Given exercise >>
Find the word "diagram" in the records below. List each line containing it.

━━━━━━━━

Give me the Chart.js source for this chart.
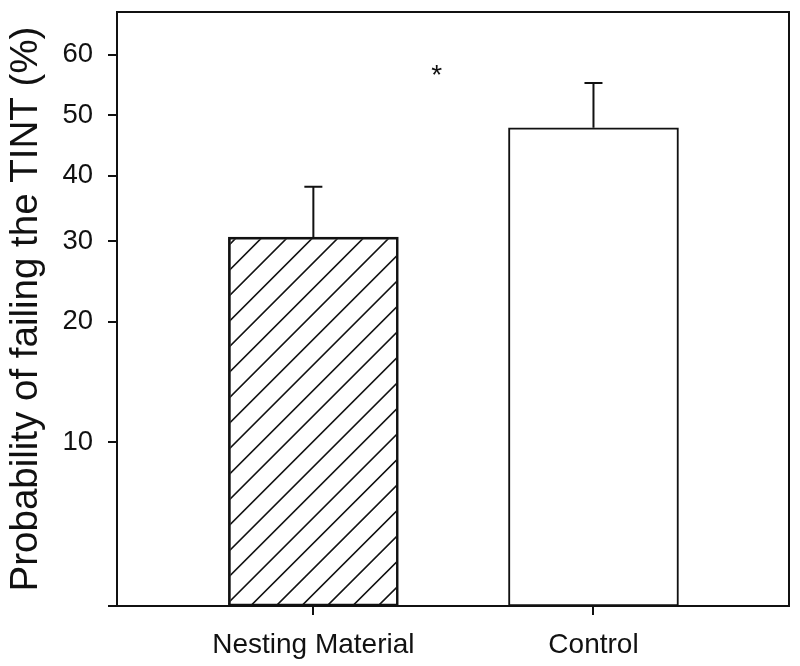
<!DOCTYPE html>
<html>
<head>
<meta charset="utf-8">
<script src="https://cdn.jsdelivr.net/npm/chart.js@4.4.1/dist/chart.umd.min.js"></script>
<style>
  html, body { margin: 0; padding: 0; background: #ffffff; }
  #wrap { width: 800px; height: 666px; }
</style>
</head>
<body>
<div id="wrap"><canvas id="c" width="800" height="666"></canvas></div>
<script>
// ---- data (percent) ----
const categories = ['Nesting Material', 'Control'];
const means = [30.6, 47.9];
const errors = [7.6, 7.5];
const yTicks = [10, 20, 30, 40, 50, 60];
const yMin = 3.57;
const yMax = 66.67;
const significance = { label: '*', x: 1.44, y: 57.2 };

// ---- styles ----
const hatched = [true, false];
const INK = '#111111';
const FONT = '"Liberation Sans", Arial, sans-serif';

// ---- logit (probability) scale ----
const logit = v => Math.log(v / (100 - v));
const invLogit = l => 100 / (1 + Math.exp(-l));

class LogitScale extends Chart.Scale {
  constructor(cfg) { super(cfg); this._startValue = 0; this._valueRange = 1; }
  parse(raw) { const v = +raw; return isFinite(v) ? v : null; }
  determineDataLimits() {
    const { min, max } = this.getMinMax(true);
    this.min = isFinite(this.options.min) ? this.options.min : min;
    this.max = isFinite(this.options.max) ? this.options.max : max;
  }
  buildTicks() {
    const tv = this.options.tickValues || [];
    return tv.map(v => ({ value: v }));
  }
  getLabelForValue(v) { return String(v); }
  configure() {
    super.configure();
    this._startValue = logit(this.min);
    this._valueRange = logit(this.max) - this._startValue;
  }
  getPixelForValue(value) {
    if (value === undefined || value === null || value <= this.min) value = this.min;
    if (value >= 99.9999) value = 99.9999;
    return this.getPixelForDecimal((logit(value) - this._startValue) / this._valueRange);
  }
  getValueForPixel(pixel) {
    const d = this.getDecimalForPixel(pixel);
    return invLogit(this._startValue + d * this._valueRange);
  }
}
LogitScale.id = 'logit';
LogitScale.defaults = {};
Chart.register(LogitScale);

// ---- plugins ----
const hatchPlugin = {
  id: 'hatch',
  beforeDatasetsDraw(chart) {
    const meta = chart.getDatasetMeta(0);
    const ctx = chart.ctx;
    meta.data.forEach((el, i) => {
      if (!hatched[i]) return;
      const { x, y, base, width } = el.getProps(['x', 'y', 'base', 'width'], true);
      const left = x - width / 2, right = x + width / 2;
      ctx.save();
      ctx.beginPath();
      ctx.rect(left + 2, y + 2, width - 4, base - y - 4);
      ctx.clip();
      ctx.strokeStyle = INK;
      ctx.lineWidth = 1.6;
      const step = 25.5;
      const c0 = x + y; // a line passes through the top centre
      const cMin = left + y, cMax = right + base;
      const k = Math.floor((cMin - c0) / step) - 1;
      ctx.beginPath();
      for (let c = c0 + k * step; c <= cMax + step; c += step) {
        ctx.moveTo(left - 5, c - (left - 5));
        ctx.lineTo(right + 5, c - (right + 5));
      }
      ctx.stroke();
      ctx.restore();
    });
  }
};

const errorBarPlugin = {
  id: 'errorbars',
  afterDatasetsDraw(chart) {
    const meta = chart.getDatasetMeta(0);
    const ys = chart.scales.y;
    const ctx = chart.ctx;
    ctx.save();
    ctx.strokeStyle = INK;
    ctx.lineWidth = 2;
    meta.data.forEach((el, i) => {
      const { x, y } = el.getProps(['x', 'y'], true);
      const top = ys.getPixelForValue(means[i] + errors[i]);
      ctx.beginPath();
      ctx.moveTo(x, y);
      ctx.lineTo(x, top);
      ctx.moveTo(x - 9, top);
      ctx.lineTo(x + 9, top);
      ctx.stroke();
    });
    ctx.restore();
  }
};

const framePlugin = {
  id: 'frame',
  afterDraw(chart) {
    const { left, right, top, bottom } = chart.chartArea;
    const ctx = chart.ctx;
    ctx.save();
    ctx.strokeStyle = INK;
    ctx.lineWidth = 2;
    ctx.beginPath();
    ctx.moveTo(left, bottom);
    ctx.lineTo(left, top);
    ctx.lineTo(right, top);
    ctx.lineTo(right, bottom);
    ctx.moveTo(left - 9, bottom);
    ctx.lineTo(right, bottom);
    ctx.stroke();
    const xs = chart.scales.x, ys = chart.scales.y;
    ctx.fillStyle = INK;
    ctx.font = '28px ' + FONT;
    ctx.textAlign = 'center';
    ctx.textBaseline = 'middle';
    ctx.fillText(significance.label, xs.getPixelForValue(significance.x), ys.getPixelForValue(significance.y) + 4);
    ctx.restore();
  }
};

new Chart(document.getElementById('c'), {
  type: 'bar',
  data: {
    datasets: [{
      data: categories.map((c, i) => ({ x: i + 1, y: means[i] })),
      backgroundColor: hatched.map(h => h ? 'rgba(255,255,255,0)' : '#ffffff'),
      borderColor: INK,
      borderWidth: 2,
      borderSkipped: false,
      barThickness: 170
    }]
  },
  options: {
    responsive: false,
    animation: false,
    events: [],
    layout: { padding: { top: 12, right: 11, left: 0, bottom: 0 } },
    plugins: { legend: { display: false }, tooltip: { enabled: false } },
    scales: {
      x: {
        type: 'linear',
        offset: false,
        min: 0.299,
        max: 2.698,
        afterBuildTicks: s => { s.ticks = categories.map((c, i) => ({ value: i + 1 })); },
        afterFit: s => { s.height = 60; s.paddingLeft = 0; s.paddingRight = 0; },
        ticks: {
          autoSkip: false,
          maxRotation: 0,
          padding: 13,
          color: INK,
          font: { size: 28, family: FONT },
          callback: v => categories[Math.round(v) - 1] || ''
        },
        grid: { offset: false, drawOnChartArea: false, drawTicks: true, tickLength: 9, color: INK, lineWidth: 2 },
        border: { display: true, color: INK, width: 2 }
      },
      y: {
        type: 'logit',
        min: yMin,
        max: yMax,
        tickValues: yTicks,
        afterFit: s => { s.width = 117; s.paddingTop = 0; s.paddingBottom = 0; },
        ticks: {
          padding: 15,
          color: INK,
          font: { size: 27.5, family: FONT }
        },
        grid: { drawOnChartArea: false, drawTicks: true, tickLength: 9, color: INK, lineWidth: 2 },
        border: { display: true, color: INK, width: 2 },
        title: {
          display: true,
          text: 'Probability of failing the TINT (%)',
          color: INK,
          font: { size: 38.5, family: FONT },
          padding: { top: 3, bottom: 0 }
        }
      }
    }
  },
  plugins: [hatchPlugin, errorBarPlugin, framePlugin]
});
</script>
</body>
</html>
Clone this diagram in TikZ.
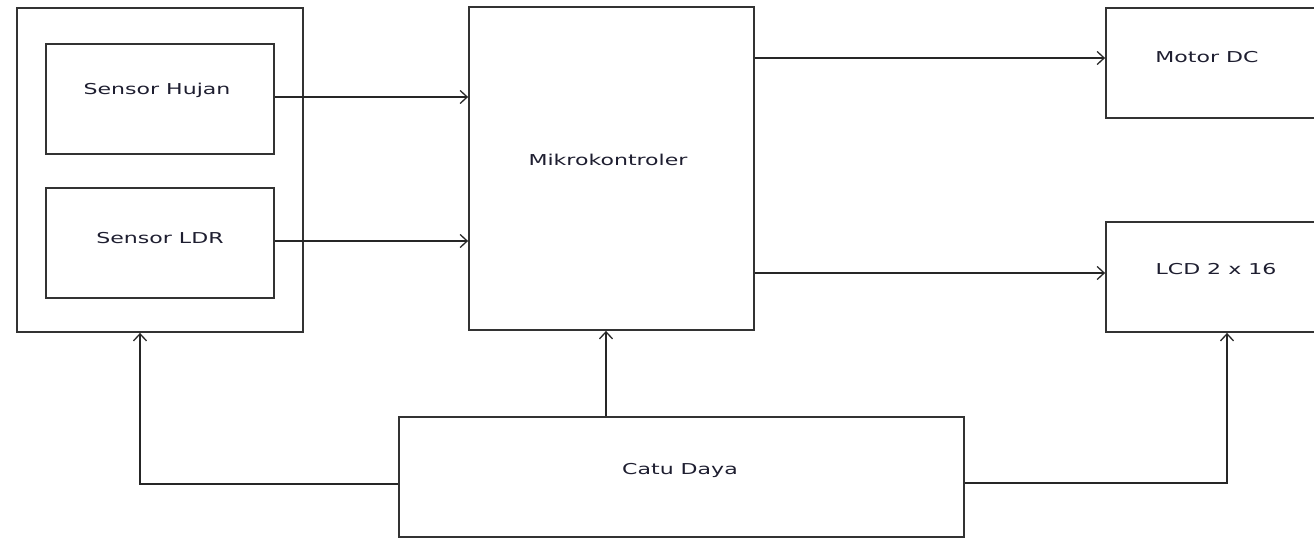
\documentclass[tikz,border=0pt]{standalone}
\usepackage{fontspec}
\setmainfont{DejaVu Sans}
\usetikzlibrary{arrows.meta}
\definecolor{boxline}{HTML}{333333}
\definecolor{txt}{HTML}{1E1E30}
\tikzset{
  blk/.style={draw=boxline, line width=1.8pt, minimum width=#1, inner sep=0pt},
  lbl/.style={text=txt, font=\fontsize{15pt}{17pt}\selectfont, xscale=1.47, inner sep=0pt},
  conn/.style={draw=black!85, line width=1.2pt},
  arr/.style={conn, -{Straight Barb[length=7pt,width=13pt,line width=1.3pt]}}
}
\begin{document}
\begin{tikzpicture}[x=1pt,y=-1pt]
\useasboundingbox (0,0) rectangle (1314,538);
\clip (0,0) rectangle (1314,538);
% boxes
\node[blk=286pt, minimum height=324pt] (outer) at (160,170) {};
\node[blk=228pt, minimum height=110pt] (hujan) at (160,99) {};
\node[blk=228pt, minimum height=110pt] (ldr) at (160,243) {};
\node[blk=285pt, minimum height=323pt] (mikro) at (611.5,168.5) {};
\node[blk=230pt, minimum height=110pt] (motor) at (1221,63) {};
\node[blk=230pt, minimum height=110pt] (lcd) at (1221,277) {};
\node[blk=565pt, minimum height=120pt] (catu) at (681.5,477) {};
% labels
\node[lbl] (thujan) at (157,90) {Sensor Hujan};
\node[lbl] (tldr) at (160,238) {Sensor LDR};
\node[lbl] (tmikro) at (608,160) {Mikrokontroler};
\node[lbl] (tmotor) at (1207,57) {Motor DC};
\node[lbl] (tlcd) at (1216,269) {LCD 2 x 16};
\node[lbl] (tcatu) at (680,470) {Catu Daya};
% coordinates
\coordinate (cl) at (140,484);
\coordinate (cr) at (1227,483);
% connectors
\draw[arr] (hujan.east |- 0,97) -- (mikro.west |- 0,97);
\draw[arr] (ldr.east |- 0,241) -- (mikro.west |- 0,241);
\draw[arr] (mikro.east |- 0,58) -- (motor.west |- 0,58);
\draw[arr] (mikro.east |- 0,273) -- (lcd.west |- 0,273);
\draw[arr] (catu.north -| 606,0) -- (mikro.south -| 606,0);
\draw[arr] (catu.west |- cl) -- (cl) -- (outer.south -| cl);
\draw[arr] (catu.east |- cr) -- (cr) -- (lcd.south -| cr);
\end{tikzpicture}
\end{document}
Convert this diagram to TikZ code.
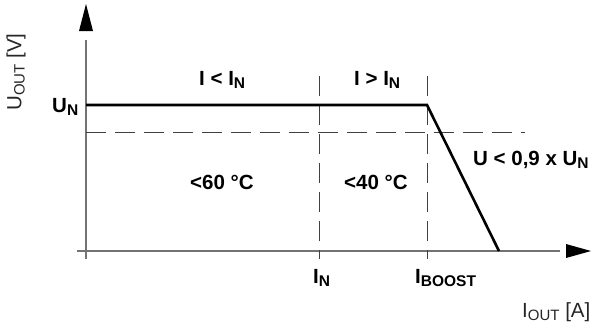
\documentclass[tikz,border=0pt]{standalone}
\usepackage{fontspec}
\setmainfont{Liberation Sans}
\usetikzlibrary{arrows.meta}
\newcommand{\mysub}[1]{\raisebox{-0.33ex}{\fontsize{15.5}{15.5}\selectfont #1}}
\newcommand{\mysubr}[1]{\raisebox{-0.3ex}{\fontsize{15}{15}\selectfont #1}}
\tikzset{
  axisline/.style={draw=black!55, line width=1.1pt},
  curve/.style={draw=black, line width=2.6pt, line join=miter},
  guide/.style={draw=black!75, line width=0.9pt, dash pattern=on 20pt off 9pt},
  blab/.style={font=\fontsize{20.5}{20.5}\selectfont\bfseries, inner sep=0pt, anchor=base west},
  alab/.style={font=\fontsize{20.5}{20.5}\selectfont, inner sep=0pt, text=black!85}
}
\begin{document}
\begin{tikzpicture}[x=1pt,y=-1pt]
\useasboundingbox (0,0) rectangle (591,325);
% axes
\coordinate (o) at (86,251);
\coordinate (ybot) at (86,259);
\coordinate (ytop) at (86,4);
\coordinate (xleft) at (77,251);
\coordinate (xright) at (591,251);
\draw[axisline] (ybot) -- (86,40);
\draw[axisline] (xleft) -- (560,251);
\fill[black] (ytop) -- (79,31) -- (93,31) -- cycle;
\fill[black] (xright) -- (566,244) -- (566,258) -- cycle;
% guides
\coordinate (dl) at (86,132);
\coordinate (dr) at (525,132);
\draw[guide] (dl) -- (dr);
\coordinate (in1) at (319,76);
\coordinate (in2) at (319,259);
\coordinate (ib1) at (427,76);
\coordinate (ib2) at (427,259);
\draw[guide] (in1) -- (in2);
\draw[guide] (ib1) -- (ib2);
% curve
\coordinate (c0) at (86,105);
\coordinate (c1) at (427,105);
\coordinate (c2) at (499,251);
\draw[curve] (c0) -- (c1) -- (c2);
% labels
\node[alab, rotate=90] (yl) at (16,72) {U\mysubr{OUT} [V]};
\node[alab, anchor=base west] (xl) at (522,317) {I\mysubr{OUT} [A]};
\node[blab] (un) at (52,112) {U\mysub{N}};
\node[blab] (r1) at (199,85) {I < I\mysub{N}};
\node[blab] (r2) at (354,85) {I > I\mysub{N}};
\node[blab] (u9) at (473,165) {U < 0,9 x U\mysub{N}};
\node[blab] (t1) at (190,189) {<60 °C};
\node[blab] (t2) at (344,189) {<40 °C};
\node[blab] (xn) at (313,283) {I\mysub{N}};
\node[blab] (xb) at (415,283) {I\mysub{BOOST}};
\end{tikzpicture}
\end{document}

━━━━━━━━

Output below >>
Clone this diagram in TikZ.
Convert this diagram to TikZ code.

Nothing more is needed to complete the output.